18/19 Policy Address: Policy Address rekindles hope for Chinese medicine industry
The Chinese medicine sector stands to benefit from a slew of healthcare measures announced yesterday at Chief Executive Carrie Lam Cheng Yuet-ngor’s second policy address.
The government unveiled a plan to subsidise certain Chinese medicine services, aiming to integrate traditional practice into the existing healthcare system in Hong Kong.
Proposed measures include public funding for in-patient and out-patient services delivered in a future Chinese medicine hospital, as well as out-patient services offered by 18 Chinese medicine Centres for Training and Research at the district level.
Subsidised in-patient integrative Chinese-Western medicine treatment will also be available in specified public hospitals, but the government said further details are still being discussed with the Hospital Authority.
A Legco document shows that in recent years there is a growing trend that many people are opting for Chinese medicine. The number of visiting patients to Chinese medicine centres is up by 100,000 in 2017, from 1.1 million in 2015.

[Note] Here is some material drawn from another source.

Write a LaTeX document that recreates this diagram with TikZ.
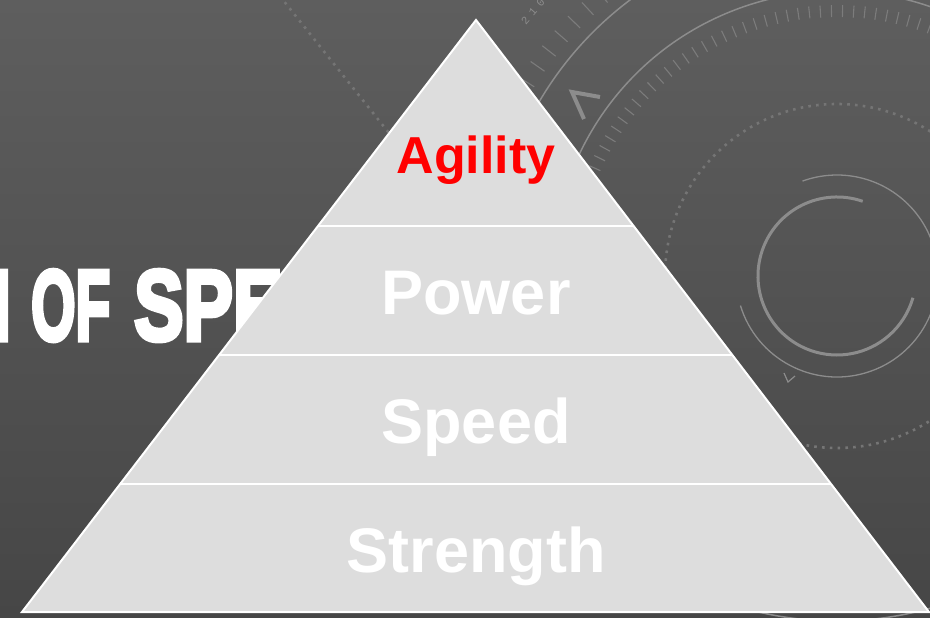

Wu Wei, a senior Chinese medicine practitioner at the University of Hong Kong, said that he was delighted with the initiative, in light of the hardship the industry is currently facing.
“I hope these measures can be implemented as soon as possible. It’ll be even better if the Hong Kong government can learn from both the triumphs and pitfalls of the Chinese medicine industry development in China. We have to make use of Hong Kong’s strong international reputation to head the industry in a good direction, ” he said.
For many patients, government subsidies will help with the cost of medical treatment. “Chinese medicine and treatment are quite expensive. The consultant and medical fee are over $1,000,” said Ms. Yip, a patient receiving Chinese medicine treatment at the public clinic at Hong Kong Baptist University.
“It’s definitely good to have subsidies for patients on Chinese medicine treatment,” said Ms. Ho, another patient receiving both Chinese and Western medicine treatments in hopes of a faster recovery. “But having a doctor who knows about my situation would be better when I consider which hospital to visit,” she said.
Monica Cheung, a local registered Chinese medicine practitioner, said the incorporation of Chinese medicine into the public healthcare system may mean more allocated resources for the industry in the long run.
“The questions regarding the person in charge of the hospital and role of the three universities with Chinese medicine programmes in Hong Kong are not specifically mentioned in the policy address,” said Ms. Cheung. “I’m happy to see such policy being formulated but I would like to get more information about how the funds would be used, like the ratio of the subsidies.”